Summary of This Section

  • Use garbage collection and lifecycle management to properly control memory usage.
  • If circular references or tool errors occur, they can be resolved with weak references and proper configuration.
  • Memory exhaustion errors can be avoided by revisiting data structures, using chunked processing, and leveraging external storage.

6. Practical Example: Measuring Memory Usage in Python Scripts

Here we present a concrete example of measuring memory usage within a Python script using the tools and techniques discussed so far. Through this practical example, you will learn how to analyze and optimize memory usage.

Sample Scenario: Comparing Memory Usage of Lists and Dictionaries

Code Example

The following script measures the memory usage of lists and dictionaries using sys.getsizeof() and memory_profiler.
import sys
from memory_profiler import profile

@profile
def compare_memory_usage():
    ## Create list
    list_data = [i for i in range(100000)]
    print(f"List memory usage: {sys.getsizeof(list_data) / 1024**2:.2f} MB")

    ## Create dictionary
    dict_data = {i: i for i in range(100000)}
    print(f"Dictionary memory usage: {sys.getsizeof(dict_data) / 1024**2:.2f} MB")

    return list_data, dict_data

if __name__ == "__main__":
    compare_memory_usage()

Execution Steps

  1. memory_profiler is not installed, please execute the following:
   pip install memory-profiler
  1. Run the script with memory_profiler:
   python -m memory_profiler script_name.py

Sample Output

Line ##    Mem usage    Increment   Line Contents
------------------------------------------------
     5     13.2 MiB     13.2 MiB   @profile
     6     17.6 MiB      4.4 MiB   list_data = [i for i in range(100000)]
     9     22.2 MiB      4.6 MiB   dict_data = {i: i for i in range(100000)}

List memory usage: 0.76 MB
Dictionary memory usage: 3.05 MB
From this example, you can see that dictionaries consume more memory than lists. This provides guidance for selecting the appropriate data structure based on application requirements.

Sample Scenario: Monitoring Overall Process Memory Usage

Code Example

The following script uses psutil to monitor the overall process memory usage in real time.
import psutil
import time

def monitor_memory_usage():
    process = psutil.Process()
    print(f"Initial memory usage: {process.memory_info().rss / 1024**2:.2f} MB")

    ## Simulate memory consumption
    data = [i for i in range(10000000)]
    print(f"Memory usage during processing: {process.memory_info().rss / 1024**2:.2f} MB")

    del data
    time.sleep(2)  ## Wait for garbage collector to run
    print(f"Memory usage after data deletion: {process.memory_info().rss / 1024**2:.2f} MB")

if __name__ == "__main__":
    monitor_memory_usage()

Execution Steps

  1. psutil is not installed, please execute the following:
   pip install psutil
  1. Run the script:
   python script_name.py

Sample Output

Initial memory usage: 12.30 MB
Memory usage during processing: 382.75 MB
Memory usage after data deletion: 13.00 MB
From these results, you can observe the behavior when large amounts of data consume memory and how memory is released by deleting unnecessary objects.

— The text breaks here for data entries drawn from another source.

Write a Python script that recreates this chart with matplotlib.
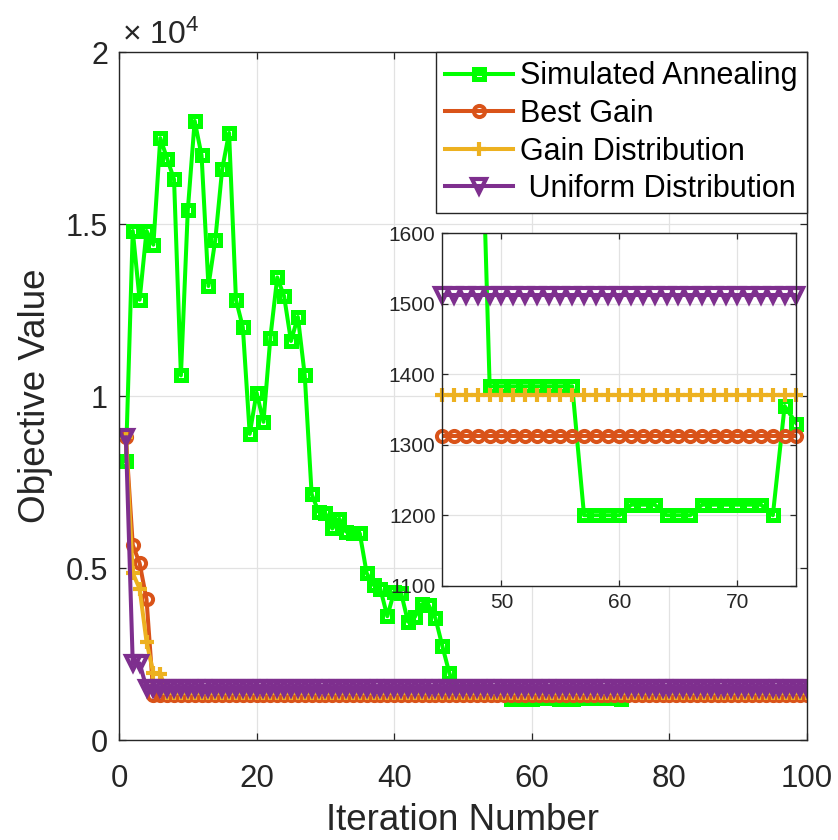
import matplotlib
matplotlib.use('Agg')
import matplotlib.pyplot as plt
from matplotlib.ticker import FuncFormatter, FixedLocator

plt.rcParams['font.family'] = ['Liberation Sans', 'DejaVu Sans']
plt.rcParams['mathtext.fontset'] = 'custom'
plt.rcParams['mathtext.rm'] = 'Liberation Sans'
plt.rcParams['mathtext.it'] = 'Liberation Sans:italic'

# ---------------- data ----------------
iterations = list(range(1, 101))

simulated_annealing = [
    8100, 14800, 12800, 14800, 14400, 17500, 16900, 16300, 10600, 15400,
    18000, 17000, 13200, 14550, 16600, 17650, 12800, 12000, 8900, 10100,
    9250, 11700, 13450, 12900, 11600, 12300, 10600, 7150, 6640, 6590,
    6150, 6440, 6060, 6030, 6010, 4850, 4510, 4380, 3600, 4310,
    4280, 3440, 3580, 3950, 3920, 3540, 2730, 1960, 1383, 1383,
    1383, 1383, 1383, 1383, 1383, 1383, 1200, 1200, 1200, 1200,
    1215, 1215, 1215, 1200, 1200, 1200, 1215, 1215, 1215, 1215,
    1215, 1215, 1200, 1355, 1330, 1330, 1330, 1330, 1330, 1330,
    1330, 1330, 1330, 1330, 1330, 1330, 1330, 1330, 1330, 1330,
    1330, 1330, 1330, 1330, 1330, 1330, 1330, 1330, 1330, 1330,
]

best_gain = [
    8800, 5670, 5140, 4090, 1312, 1312, 1312, 1312, 1312, 1312,
    1312, 1312, 1312, 1312, 1312, 1312, 1312, 1312, 1312, 1312,
    1312, 1312, 1312, 1312, 1312, 1312, 1312, 1312, 1312, 1312,
    1312, 1312, 1312, 1312, 1312, 1312, 1312, 1312, 1312, 1312,
    1312, 1312, 1312, 1312, 1312, 1312, 1312, 1312, 1312, 1312,
    1312, 1312, 1312, 1312, 1312, 1312, 1312, 1312, 1312, 1312,
    1312, 1312, 1312, 1312, 1312, 1312, 1312, 1312, 1312, 1312,
    1312, 1312, 1312, 1312, 1312, 1312, 1312, 1312, 1312, 1312,
    1312, 1312, 1312, 1312, 1312, 1312, 1312, 1312, 1312, 1312,
    1312, 1312, 1312, 1312, 1312, 1312, 1312, 1312, 1312, 1312,
]

gain_distribution = [
    8800, 4850, 4400, 2860, 1940, 1920, 1370, 1370, 1370, 1370,
    1370, 1370, 1370, 1370, 1370, 1370, 1370, 1370, 1370, 1370,
    1370, 1370, 1370, 1370, 1370, 1370, 1370, 1370, 1370, 1370,
    1370, 1370, 1370, 1370, 1370, 1370, 1370, 1370, 1370, 1370,
    1370, 1370, 1370, 1370, 1370, 1370, 1370, 1370, 1370, 1370,
    1370, 1370, 1370, 1370, 1370, 1370, 1370, 1370, 1370, 1370,
    1370, 1370, 1370, 1370, 1370, 1370, 1370, 1370, 1370, 1370,
    1370, 1370, 1370, 1370, 1370, 1370, 1370, 1370, 1370, 1370,
    1370, 1370, 1370, 1370, 1370, 1370, 1370, 1370, 1370, 1370,
    1370, 1370, 1370, 1370, 1370, 1370, 1370, 1370, 1370, 1370,
]

uniform_distribution = [
    8800, 2230, 2230, 1512, 1512, 1512, 1512, 1512, 1512, 1512,
    1512, 1512, 1512, 1512, 1512, 1512, 1512, 1512, 1512, 1512,
    1512, 1512, 1512, 1512, 1512, 1512, 1512, 1512, 1512, 1512,
    1512, 1512, 1512, 1512, 1512, 1512, 1512, 1512, 1512, 1512,
    1512, 1512, 1512, 1512, 1512, 1512, 1512, 1512, 1512, 1512,
    1512, 1512, 1512, 1512, 1512, 1512, 1512, 1512, 1512, 1512,
    1512, 1512, 1512, 1512, 1512, 1512, 1512, 1512, 1512, 1512,
    1512, 1512, 1512, 1512, 1512, 1512, 1512, 1512, 1512, 1512,
    1512, 1512, 1512, 1512, 1512, 1512, 1512, 1512, 1512, 1512,
    1512, 1512, 1512, 1512, 1512, 1512, 1512, 1512, 1512, 1512,
]

series_labels = ['Simulated Annealing', 'Best Gain', 'Gain Distribution', ' Uniform Distribution']
main_xticks = [0, 20, 40, 60, 80, 100]
main_yticks = [0, 5000, 10000, 15000, 20000]
inset_xticks = [50, 60, 70]
inset_yticks = [1100, 1200, 1300, 1400, 1500, 1600]

# ---------------- style ----------------
colors = ['#00FF00', '#D95319', '#EDB120', '#7E2F8E']
styles = [
    dict(marker='s', ms=6.8, mew=3.6),
    dict(marker='o', ms=8.0, mew=2.9),
    dict(marker='+', ms=9.5, mew=3.0),
    dict(marker='v', ms=9.5, mew=3.0),
]
LW = 2.9
AXC = '#262626'
GRIDC = '#e2e2e2'

data = [simulated_annealing, best_gain, gain_distribution, uniform_distribution]

fig = plt.figure(figsize=(8.38, 8.40), dpi=100)
ax = fig.add_axes([0.142, 0.119, 0.821, 0.819])

for y, c, st, lab in zip(data, colors, styles, series_labels):
    ax.plot(iterations, y, color=c, lw=LW, mfc='none', mec=c, label=lab, **st)

ax.set_xlim(0, 100)
ax.set_ylim(0, 20000)
ax.xaxis.set_major_locator(FixedLocator(main_xticks))
ax.yaxis.set_major_locator(FixedLocator(main_yticks))
ax.yaxis.set_major_formatter(FuncFormatter(lambda v, p: f'{v / 1e4:g}'))
ax.grid(True, color=GRIDC, lw=0.9)
ax.set_axisbelow(True)
ax.tick_params(direction='in', length=5, width=0.9, colors=AXC, labelsize=22,
               top=True, right=True, pad=8)
ax.tick_params(axis='x', pad=17, labelsize=22.5)
for s in ax.spines.values():
    s.set_color(AXC)
    s.set_linewidth(1.0)
ax.set_xlabel('Iteration Number', fontsize=26.5, color=AXC, labelpad=7)
ax.set_ylabel('Objective Value', fontsize=26.5, color=AXC, labelpad=9)
ax.text(0.004, 1.002, '× 10$^{4}$', transform=ax.transAxes,
        fontsize=23, color=AXC, ha='left', va='bottom')

leg = ax.legend(loc='upper right', bbox_to_anchor=(1.0, 1.0), borderaxespad=0.0,
                fontsize=22, frameon=True, fancybox=False, framealpha=1.0,
                edgecolor=AXC, handlelength=2.2, handletextpad=0.25,
                labelspacing=0.25, borderpad=0.3, numpoints=1)
leg.get_frame().set_linewidth(1.0)

# ---------------- inset ----------------
axin = fig.add_axes([0.528, 0.3027, 0.4224, 0.4195])
x0, x1, y0, y1 = 45, 75, 1100, 1600
for y, c, st in zip(data, colors, styles):
    axin.plot(iterations, y, color=c, lw=LW)
    xs = [xi for xi, yi in zip(iterations, y) if x0 <= xi <= x1 and y0 <= yi <= y1]
    ys = [yi for xi, yi in zip(iterations, y) if x0 <= xi <= x1 and y0 <= yi <= y1]
    axin.plot(xs, ys, ls='none', mfc='none', mec=c, clip_on=False, **st)
axin.set_xlim(x0, x1)
axin.set_ylim(y0, y1)
axin.xaxis.set_major_locator(FixedLocator(inset_xticks))
axin.yaxis.set_major_locator(FixedLocator(inset_yticks))
axin.grid(True, color=GRIDC, lw=0.9)
axin.set_axisbelow(True)
axin.tick_params(direction='in', length=4, width=0.9, colors=AXC, labelsize=15,
                 top=True, right=True, pad=5)
for s in axin.spines.values():
    s.set_color(AXC)
    s.set_linewidth(1.0)

fig.savefig('out.png', dpi=100)
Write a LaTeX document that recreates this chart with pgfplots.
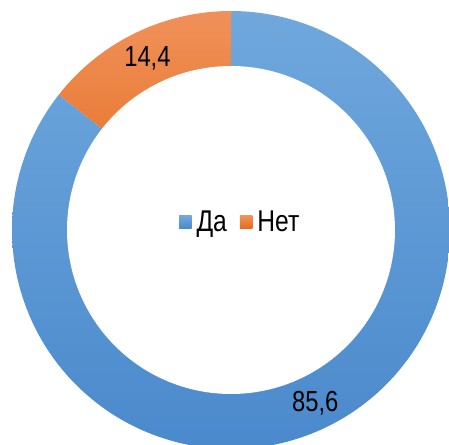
\documentclass[border=0pt]{standalone}
\usepackage{pgfplots}
\pgfplotsset{compat=1.18}
\usepgfplotslibrary{polar}
\usepackage{fontspec}
\setmainfont{Liberation Sans}[FakeStretch=0.82]
\definecolor{blueT}{HTML}{70A8DD}
\definecolor{blueB}{HTML}{4A89CC}
\definecolor{orT}{HTML}{F0915A}
\definecolor{orB}{HTML}{E46C1C}
% data (percent)
\def\valDa{85.6}
\def\valNet{14.4}
\pgfmathsetmacro{\aStart}{90}
\pgfmathsetmacro{\aNet}{90+\valNet*3.6}
\pgfmathsetmacro{\aEnd}{450}
\pgfmathsetmacro{\mNet}{(\aStart+\aNet)/2}
\pgfmathsetmacro{\mDa}{(\aNet+\aEnd)/2}
\begin{document}
\begin{tikzpicture}
\clip (0,0) rectangle (449bp,445bp);
\begin{polaraxis}[
  at={(231bp,215bp)}, anchor=center,
  scale only axis, width=438bp, height=438bp,
  hide axis, ymin=0, ymax=1, xmin=0, xmax=360,
  clip=false,
  legend style={at={(0.521,0.518)}, anchor=center, draw=none, fill=none,
    legend columns=2, font=\fontsize{30bp}{32bp}\selectfont,
    /tikz/every even column/.append style={column sep=11bp},
    /tikz/every odd column/.append style={column sep=3bp}},
  legend image code/.code={\fill[#1] (0bp,-6.25bp) rectangle (12.5bp,6.25bp);},
]
\addplot[draw=none, top color=blueT, bottom color=blueB, domain=\aNet:\aEnd, samples=240] {1} -- (axis cs:0,0) -- cycle;
\addlegendentry{Да}
\addplot[draw=none, top color=orT, bottom color=orB, domain=\aStart:\aNet, samples=60] {1} -- (axis cs:0,0) -- cycle;
\addlegendentry{Нет}
\addplot[forget plot, fill=white, draw=none, domain=0:360, samples=241] {164/219} -- cycle;
\node[font=\fontsize{29bp}{32bp}\selectfont] at (axis cs:\mNet,0.873) {14,4};
\node[font=\fontsize{29bp}{32bp}\selectfont] at (axis cs:\mDa,0.88) {85,6};
\end{polaraxis}
\end{tikzpicture}
\end{document}
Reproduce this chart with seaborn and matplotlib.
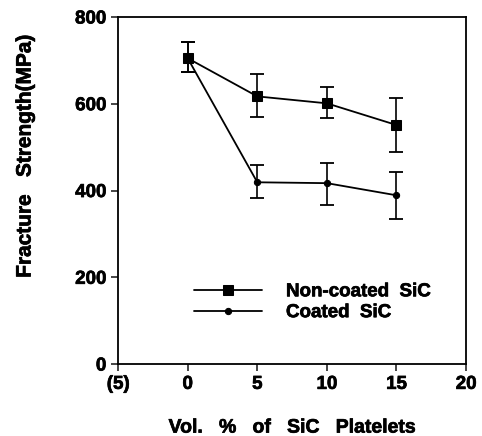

Key Points of This Section

  • To measure memory usage, it is important to combine tools (such as sys.getsizeof(), memory_profiler, psutil) appropriately.
  • Visualizing data structures and overall process memory usage helps identify bottlenecks and enables efficient program design.

7. Summary and Next Steps

Key Points of the Article

  1. Fundamentals of Python Memory Management
  • Python automatically manages memory using reference counting and garbage collection.
  • Proper design is required to prevent issues caused by circular references.
  1. How to Check Memory Usage
  • Using sys.getsizeof(), you can check the memory size of individual objects.
  • Tools such as memory_profiler and psutil allow detailed measurement of memory consumption for functions or entire processes.
  1. How to Optimize Memory Usage
  • Using generators and efficient data structures (e.g., NumPy arrays) can reduce memory consumption when processing large data sets.
  • Deleting unnecessary objects and leveraging the garbage collector helps prevent memory leaks.
  1. Applying in Practical Examples
  • Through real code, we learned the steps for measuring memory and optimization techniques.
  • We practiced examples comparing memory usage of lists versus dictionaries and monitoring memory for an entire process.

Next Steps

  1. Apply to Your Own Projects
  • Incorporate the methods and tools introduced in this article into your everyday Python projects.
  • For example, try memory_profiler on scripts handling large data to pinpoint memory‑intensive sections.
  1. Learn More Advanced Memory Management
  1. Utilize External Tools and Services
  • In large‑scale projects, using profiling features of py-spy or PyCharm enables more detailed analysis.
  • When running in cloud environments, take advantage of monitoring tools offered by AWS and Google Cloud.
  1. Continuous Code Review and Improvement
  • If developing in a team, discuss memory usage during code reviews to increase optimization opportunities.
  • Cultivating coding habits that prioritize memory efficiency yields long‑term benefits.

Conclusion

The skill of properly managing Python’s memory usage contributes not only to program efficiency but also to your growth as a developer. Building on the content presented in this article, work on real projects to deepen your understanding further.